We permanently store:

  • User profile: GitHub username, email, avatar, bio
  • Analysis snapshots: Historical scores and metrics
  • Subscription status: FREE/PRO tier and purchase date
  • Session data: Login timestamps, last analysis date

Server-Side Caching (1 hour TTL)

Analysis results are cached to improve performance:

  • PRO analysis results cached for 60 minutes
  • Automatic cache invalidation after TTL expires
  • Manual refresh available via "Recalculate" button
  • Cache keys based on username and analysis type

Client-Side Session Storage

Temporary storage during your session:

  • Recent analysis results for instant loading
  • Cleared when you close the browser tab
  • Not shared across devices
  • Used only for UI performance optimization

GitHub API Usage

API Endpoints We Access

  • /user - Basic profile information
  • /users/:username/repos - Repository list
  • /repos/:owner/:repo - Repository details
  • /repos/:owner/:repo/commits - Commit history
  • /repos/:owner/:repo/pulls - Pull request data
  • /repos/:owner/:repo/issues - Issue tracking
  • /repos/:owner/:repo/languages - Language statistics
  • /repos/:owner/:repo/readme - README content
  • /users/:username/events - Contribution activity

Rate Limits and Optimization

  • We respect GitHub's rate limits (5,000 requests/hour for authenticated users)
  • Intelligent caching reduces redundant API calls
  • Parallel processing for faster analysis
  • Exponential backoff for rate limit handling

Permissions Required

GitCheck requests OAuth scopes:

  • read:user - Read profile information
  • repo (public only) - Access public repository data

We do NOT request write permissions or access to private repositories.

Data Processing Location

  • Application hosting: Vercel (global CDN)
  • Database: Neon PostgreSQL (EU/US regions)
  • GitHub API: api.github.com (GitHub's infrastructure)
  • Payment processing: Stripe (when applicable)

Data Retention

Active Accounts

  • Profile data retained indefinitely while account is active
  • Analysis snapshots kept for historical comparison
  • Cache automatically expires and refreshes

Inactive Accounts

  • Accounts inactive for 12+ months may be archived
  • Archived data can be restored upon login
  • Session data cleared after 30 days of inactivity

Deleted Accounts

  • All user data deleted within 30 days of account deletion
  • Backups purged within 90 days
  • Aggregated anonymous analytics may be retained

Data Accuracy and Updates

GitCheck analyzes your GitHub data as of the moment you run an analysis.
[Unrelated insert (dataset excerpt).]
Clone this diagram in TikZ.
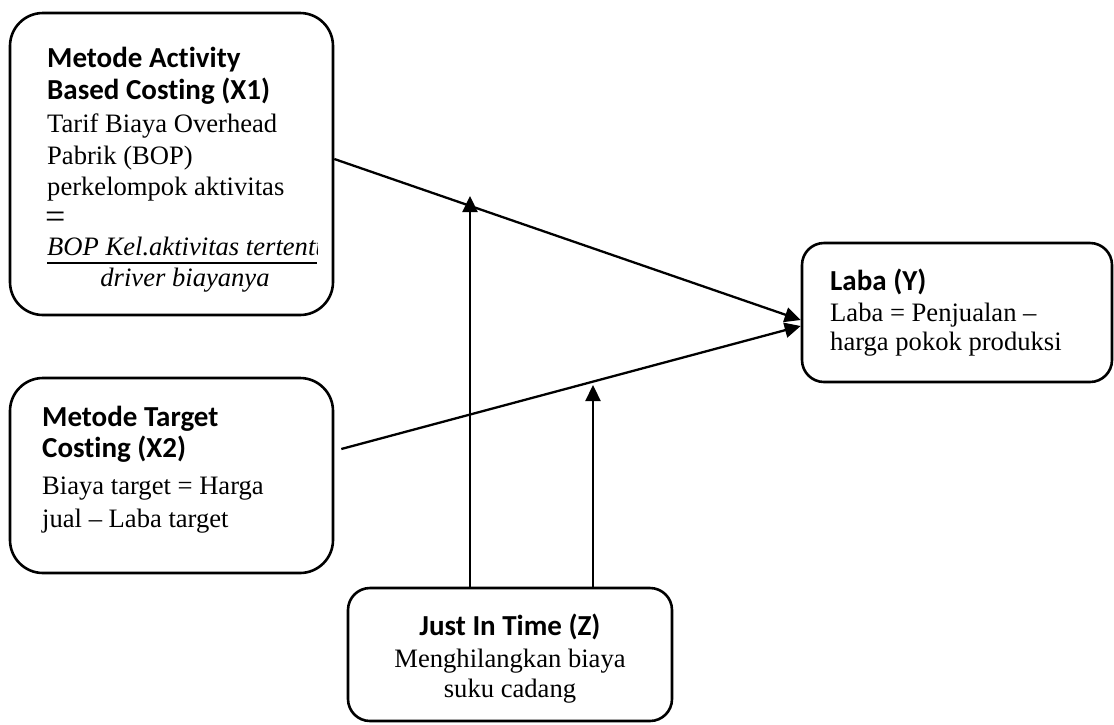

To ensure accuracy:

  • FREE users can re-analyze anytime
  • PRO users can refresh analysis after cache expires (1 hour)
  • New repositories appear in next analysis
  • Historical data reflects GitHub's permanent record
  • Deleted repositories are removed from future analyses

Data Sharing and Third Parties

We do NOT sell your data. We only share data with:

  • GitHub: To fetch your public data via their API
  • Vercel: For hosting and processing
  • Neon: For secure database storage
  • Stripe: For payment processing (PRO users only)
  • Legal authorities: If required by law

All third-party processors are contractually bound to protect your data.

Your Data Rights

Access

View your analyzed data anytime in your dashboard. Request a complete data export by contacting us.

Correction

Data is fetched directly from GitHub. To correct it, update your GitHub profile, then re-analyze.

Deletion

Revoke GitHub OAuth access or request account deletion. All data removed within 30 days.

Portability

Export your analysis results in JSON format (feature coming soon).

Updates to This Policy

We may update this Data Usage Policy to reflect changes in our practices or legal requirements. Significant updates will be communicated via email or prominent website notice.